**Problem details:**
Copy exactly the lines that run from the top of the listing to the line containing "const medianBudgetProb_y = [485, 290, 207, 175];", both ends included, and omit the pictures.

═════ Dataset content

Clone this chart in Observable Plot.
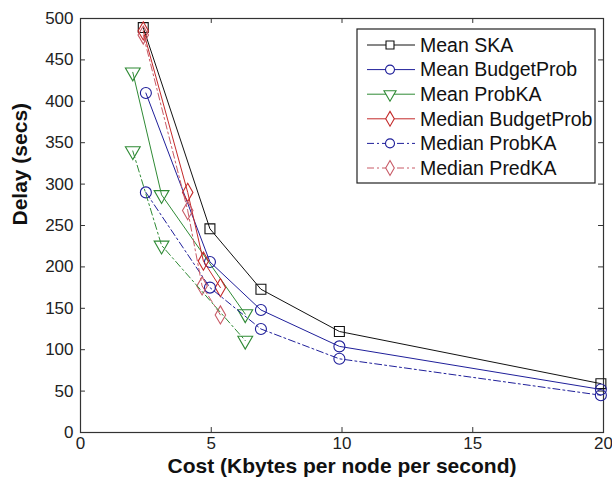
<!DOCTYPE html>
<html><head><meta charset="utf-8">
<script src="https://cdn.jsdelivr.net/npm/d3@7"></script>
<script src="https://cdn.jsdelivr.net/npm/@observablehq/plot@0.6"></script>
<style>
body{margin:0;background:#fff;}
#chart svg{font-family:"Liberation Sans",Arial,sans-serif;background:#fff;}
</style></head><body><div id="chart"></div>
<script>
// ---- data ----
const xTicks = [0, 5, 10, 15, 20];
const yTicks = [0, 50, 100, 150, 200, 250, 300, 350, 400, 450, 500];

const meanSKA_x = [2.4, 4.95, 6.9, 9.9, 19.9];
const meanSKA_y = [489, 246, 173, 122, 59];

const meanBudgetProb_x = [2.5, 4.95, 6.9, 9.9, 19.9];
const meanBudgetProb_y = [410, 206, 148, 104, 52];

const meanProbKA_x = [2.0, 3.1, 6.3];
const meanProbKA_y = [435, 287, 143];

const medianBudgetProb_x = [2.4, 4.1, 4.7, 5.35];
const medianBudgetProb_y = [485, 290, 207, 175];

const medianProbKA_x = [2.5, 4.95, 6.9, 9.9, 19.9];
const medianProbKA_y = [290, 175, 125, 89, 45];

const medianPredKA_x = [2.4, 4.1, 4.65, 5.35];
const medianPredKA_y = [480, 268, 177, 142];

// series drawn in the figure but absent from its legend
const extraProbKA_x = [2.0, 3.1, 6.3];
const extraProbKA_y = [340, 226, 111];

const seriesNames = ["Mean SKA", "Mean BudgetProb", "Mean ProbKA", "Median BudgetProb", "Median ProbKA", "Median PredKA", null];
const seriesColors = ["#111111", "#1f1f9a", "#2f8a35", "#c42a2a", "#1f1f9a", "#c85a66", "#2f8a35"];
const seriesSymbols = ["square", "circle", "triangle", "diamond", "circle", "diamond", "triangle"];
const seriesRotate = [0, 0, 180, 0, 0, 0, 180];
const seriesDash = [null, null, null, null, "7,3,2,3", "7,3,2,3", "7,3,2,3"];
const seriesX = [meanSKA_x, meanBudgetProb_x, meanProbKA_x, medianBudgetProb_x, medianProbKA_x, medianPredKA_x, extraProbKA_x];
const seriesY = [meanSKA_y, meanBudgetProb_y, meanProbKA_y, medianBudgetProb_y, medianProbKA_y, medianPredKA_y, extraProbKA_y];
const markerR = [5.6, 5.5, 5.5, 5.5, 5.5, 5.5, 5.5];

const series = seriesX.map((xs, i) => xs.map((x, j) => ({x, y: seriesY[i][j], s: i})));

const marks = [];
series.forEach((data, i) => {
  marks.push(Plot.line(data, {x: "x", y: "y", stroke: seriesColors[i], strokeWidth: 1, strokeDasharray: seriesDash[i]}));
  marks.push(Plot.dot(data, {x: "x", y: "y", stroke: seriesColors[i], fill: "none", symbol: seriesSymbols[i], r: markerR[i], rotate: seriesRotate[i], strokeWidth: 1.1}));
});

// inward tick length, expressed as a fraction of each domain (MATLAB style ticks)
const xDomain = [0, 20], yDomain = [0, 500];
const tx = (xDomain[1] - xDomain[0]) * 0.0095;
const ty = (yDomain[1] - yDomain[0]) * 0.012;

const plot = Plot.plot({
  width: 612,
  height: 483,
  marginLeft: 80,
  marginRight: 9,
  marginTop: 18,
  marginBottom: 51,
  style: {background: "#fff", fontFamily: "Liberation Sans, Arial, sans-serif"},
  x: {domain: xDomain},
  y: {domain: yDomain},
  marks: [
    Plot.axisX(xTicks, {tickSize: 0, tickPadding: 4, fontSize: 17, label: null, color: "#222"}),
    Plot.axisY(yTicks, {tickSize: 0, tickPadding: 7, fontSize: 17, label: null, color: "#222"}),
    Plot.ruleX(xTicks, {x: d => d, y1: yDomain[0], y2: yDomain[0] + ty, stroke: "#333"}),
    Plot.ruleX(xTicks, {x: d => d, y1: yDomain[1] - ty, y2: yDomain[1], stroke: "#333"}),
    Plot.ruleY(yTicks, {y: d => d, x1: xDomain[0], x2: xDomain[0] + tx, stroke: "#333"}),
    Plot.ruleY(yTicks, {y: d => d, x1: xDomain[1] - tx, x2: xDomain[1], stroke: "#333"}),
    Plot.frame({stroke: "#333", strokeWidth: 1.2}),
    ...marks,
    Plot.text(["Cost (Kbytes per node per second)"], {frameAnchor: "bottom", dy: 40, fontSize: 21, fontWeight: "bold", fill: "#111"}),
    Plot.text(["Delay (secs)"], {frameAnchor: "left", dx: -60, rotate: -90, fontSize: 21, fontWeight: "bold", fill: "#111"})
  ]
});
document.getElementById("chart").appendChild(plot);

// ---- legend (inside the plot area, top right) ----
const svg = d3.select(plot);
const lg = svg.append("g").attr("class", "legend").attr("text-anchor", "start");
const lx = 357, ly = 29, lw = 238, lh = 154, rowH = 24.6;
lg.append("rect").attr("x", lx).attr("y", ly).attr("width", lw).attr("height", lh)
  .attr("fill", "#fff").attr("stroke", "#222").attr("stroke-width", 1.2);
seriesNames.forEach((name, i) => {
  if (!name) return;
  const cy = ly + 16 + i * rowH;
  lg.append("line").attr("x1", lx + 10).attr("x2", lx + 58).attr("y1", cy).attr("y2", cy)
    .attr("stroke", seriesColors[i]).attr("stroke-width", 1)
    .attr("stroke-dasharray", seriesDash[i]);
  const symType = {square: d3.symbolSquare, circle: d3.symbolCircle, triangle: d3.symbolTriangle, diamond: d3.symbolDiamond}[seriesSymbols[i]];
  lg.append("path").attr("d", d3.symbol(symType, Math.PI * 4.5 * 4.5)())
    .attr("transform", `translate(${lx + 33},${cy}) rotate(${seriesRotate[i]})`)
    .attr("fill", "#fff").attr("stroke", seriesColors[i]).attr("stroke-width", 1.1);
  lg.append("text").attr("x", lx + 63).attr("y", cy).attr("dy", "0.35em")
    .attr("text-anchor", "start")
    .attr("font-size", 19.5).attr("fill", "#111").text(name);
});
</script>
</body></html>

══════════

**Solution to the problem:**
Clone this chart in Observable Plot.
<!DOCTYPE html>
<html><head><meta charset="utf-8">
<script src="https://cdn.jsdelivr.net/npm/d3@7"></script>
<script src="https://cdn.jsdelivr.net/npm/@observablehq/plot@0.6"></script>
<style>
body{margin:0;background:#fff;}
#chart svg{font-family:"Liberation Sans",Arial,sans-serif;background:#fff;}
</style></head><body><div id="chart"></div>
<script>
// ---- data ----
const xTicks = [0, 5, 10, 15, 20];
const yTicks = [0, 50, 100, 150, 200, 250, 300, 350, 400, 450, 500];

const meanSKA_x = [2.4, 4.95, 6.9, 9.9, 19.9];
const meanSKA_y = [489, 246, 173, 122, 59];

const meanBudgetProb_x = [2.5, 4.95, 6.9, 9.9, 19.9];
const meanBudgetProb_y = [410, 206, 148, 104, 52];

const meanProbKA_x = [2.0, 3.1, 6.3];
const meanProbKA_y = [435, 287, 143];

const medianBudgetProb_x = [2.4, 4.1, 4.7, 5.35];
const medianBudgetProb_y = [485, 290, 207, 175];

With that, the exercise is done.